MDRC in the News
Two Decades Later, Success for Man Who Imagined Turning His Life Around
“All Things Considered,” NPR
Robert Siegel, the host of NPR’s “All Things Considered,” is revisiting people that he interviewed for stories years ago. He recently talked with Steven Mallory of Dayton, Ohio, who had been a participant in MDRC’s Parents’ Fair Share demonstration for noncustodial parents in the early 1990s.
In 1995, 22-year-old Steven Mallory imagined a life completely unlike his own — one without gangs, drugs and welfare dependency. He imagined having a solid family and savings.
But in Dayton, Ohio, he had a job literally doing the city’s dirty work: cleaning up after the garbage trucks dumped their load at the county incinerator.
He had been a fast-living teenage drug dealer, making about $500 or $600 a day. Given to fancy cars and expensive suits, he had been known on the streets of West Dayton as Monte Carlos.
But on Dec. 18, 1992, his friend Antoine Gibson died, and he decided enough was enough…..

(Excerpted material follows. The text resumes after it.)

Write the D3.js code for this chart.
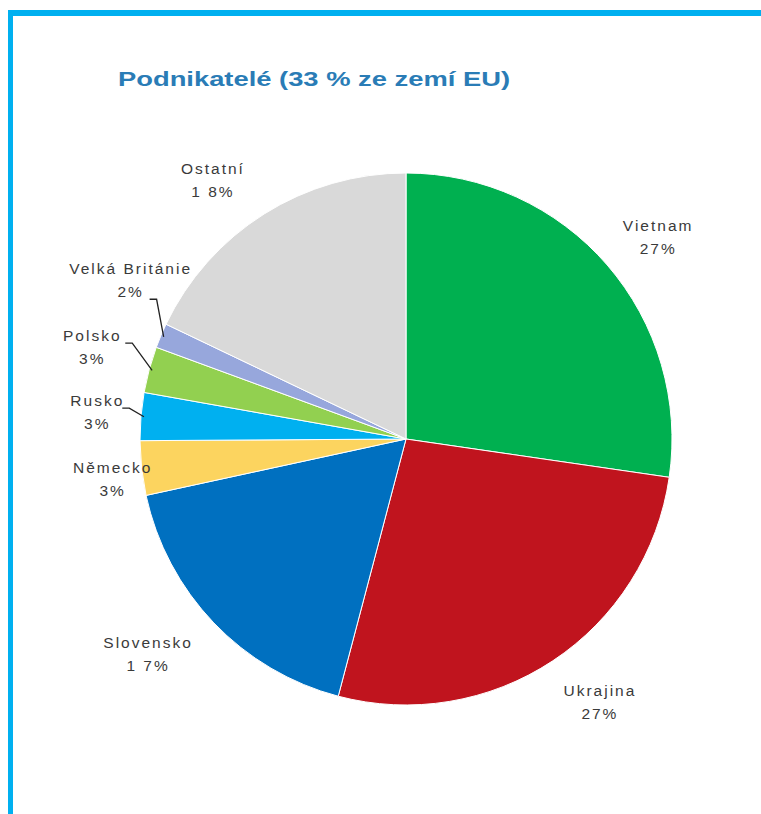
<!DOCTYPE html>
<html><head><meta charset="utf-8">
<script src="https://cdn.jsdelivr.net/npm/d3@7"></script>
<style>body{margin:0;background:#fff;} svg{display:block;}</style>
</head><body>
<svg id="c" width="761" height="814"></svg>
<script>
const title = "Podnikatelé (33 % ze zemí EU)";
const categories = ["Vietnam","Ukrajina","Slovensko","Německo","Rusko","Polsko","Velká Británie","Ostatní"];
const values = [27.3,26.8,17.5,3.3,2.9,2.8,1.5,17.9];
const labels = ["27%","27%","1 7%","3%","3%","3%","2%","1 8%"];
const colors = ["#00b050","#c0141e","#0070c0","#fcd45f","#00b0f0","#92d050","#97a7dc","#d9d9d9"];

// label layout (angle nudge in degrees, radial distance factor)
const labelNudge = [2.2,-2.9,3.9,-1.5,0.1,1.2,7.1,-4.5];
const labelDist  = [1.214,1.229,1.263,1.113,1.165,1.229,1.195,1.214];
const leaders = [false,false,false,false,true,true,true,false];

const svg = d3.select("#c");
const W = 761, H = 814;
const cx = 406, cy = 439, r = 266;

// frame
svg.append("rect").attr("x",8).attr("y",10).attr("width",W).attr("height",6).attr("fill","#00b0f0");
svg.append("rect").attr("x",8).attr("y",10).attr("width",5).attr("height",H).attr("fill","#00b0f0");

svg.append("text").attr("x",118).attr("y",86)
  .attr("font-family","Liberation Sans, Arial, sans-serif").attr("font-weight","bold")
  .attr("font-size",21).attr("fill","#2a7cb6").attr("textLength",392).attr("lengthAdjust","spacingAndGlyphs")
  .text(title);

const data = categories.map((c,i)=>({c, v:values[i], lab:labels[i], col:colors[i], i}));
const pie = d3.pie().value(d=>d.v).sort(null);
const arcs = pie(data);
const arc = d3.arc().innerRadius(0).outerRadius(r);
const g = svg.append("g").attr("transform",`translate(${cx},${cy})`);
g.selectAll("path").data(arcs).join("path")
  .attr("d",arc).attr("fill",d=>d.data.col).attr("stroke","#fff").attr("stroke-width",1);

const font = "Liberation Sans, Arial, sans-serif";
arcs.forEach((a,i)=>{
  const mid = (a.startAngle+a.endAngle)/2;
  const ang = mid + labelNudge[i]*Math.PI/180;
  const d = r*labelDist[i];
  const x = d*Math.sin(ang), y = -d*Math.cos(ang);
  const t = g.append("text").attr("text-anchor","middle").attr("font-family",font)
    .attr("font-size",15.5).attr("fill","#3a3a3a").attr("letter-spacing",2);
  t.append("tspan").attr("x",x).attr("y",y-6).text(a.data.c);
  t.append("tspan").attr("x",x).attr("y",y+17).text(a.data.lab);
  if(leaders[i]){
    const ex = (r-3)*Math.sin(mid), ey = -(r-3)*Math.cos(mid);
    const lx = x + (i===6?26:(i===5?40:32)), ly = y + (i===6?19:-4);
    g.append("path").attr("d",`M${lx-7},${ly}L${lx},${ly}L${ex},${ey}`)
      .attr("fill","none").attr("stroke","#222").attr("stroke-width",1.3);
  }
});
</script>
</body></html>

…..So he quit the drug scene, but when the money stopped coming in, he had no money to support his three children with his ex-girlfriend Afrika Groves. Groves turned to welfare, and the government went looking for Mallory for failing to make child support payments. Mallory ended up in a counselling project, which was part of a national program called Parents’ Fair Share…..
…..Over 20 years later, Mallory, 44, now lives in the Northridge Estates subdivision just north of the Dayton city line. Here, there are single homes with garages and neatly mowed lawns. It’s the very vision of a middle-class suburb…..
…..Back then, Mallory imagined a life unlike anything he had ever experienced. Since his interview back in 1994 and 1995, one question has remained: Is Mallory OK?
As it turns out, he’s much better than that.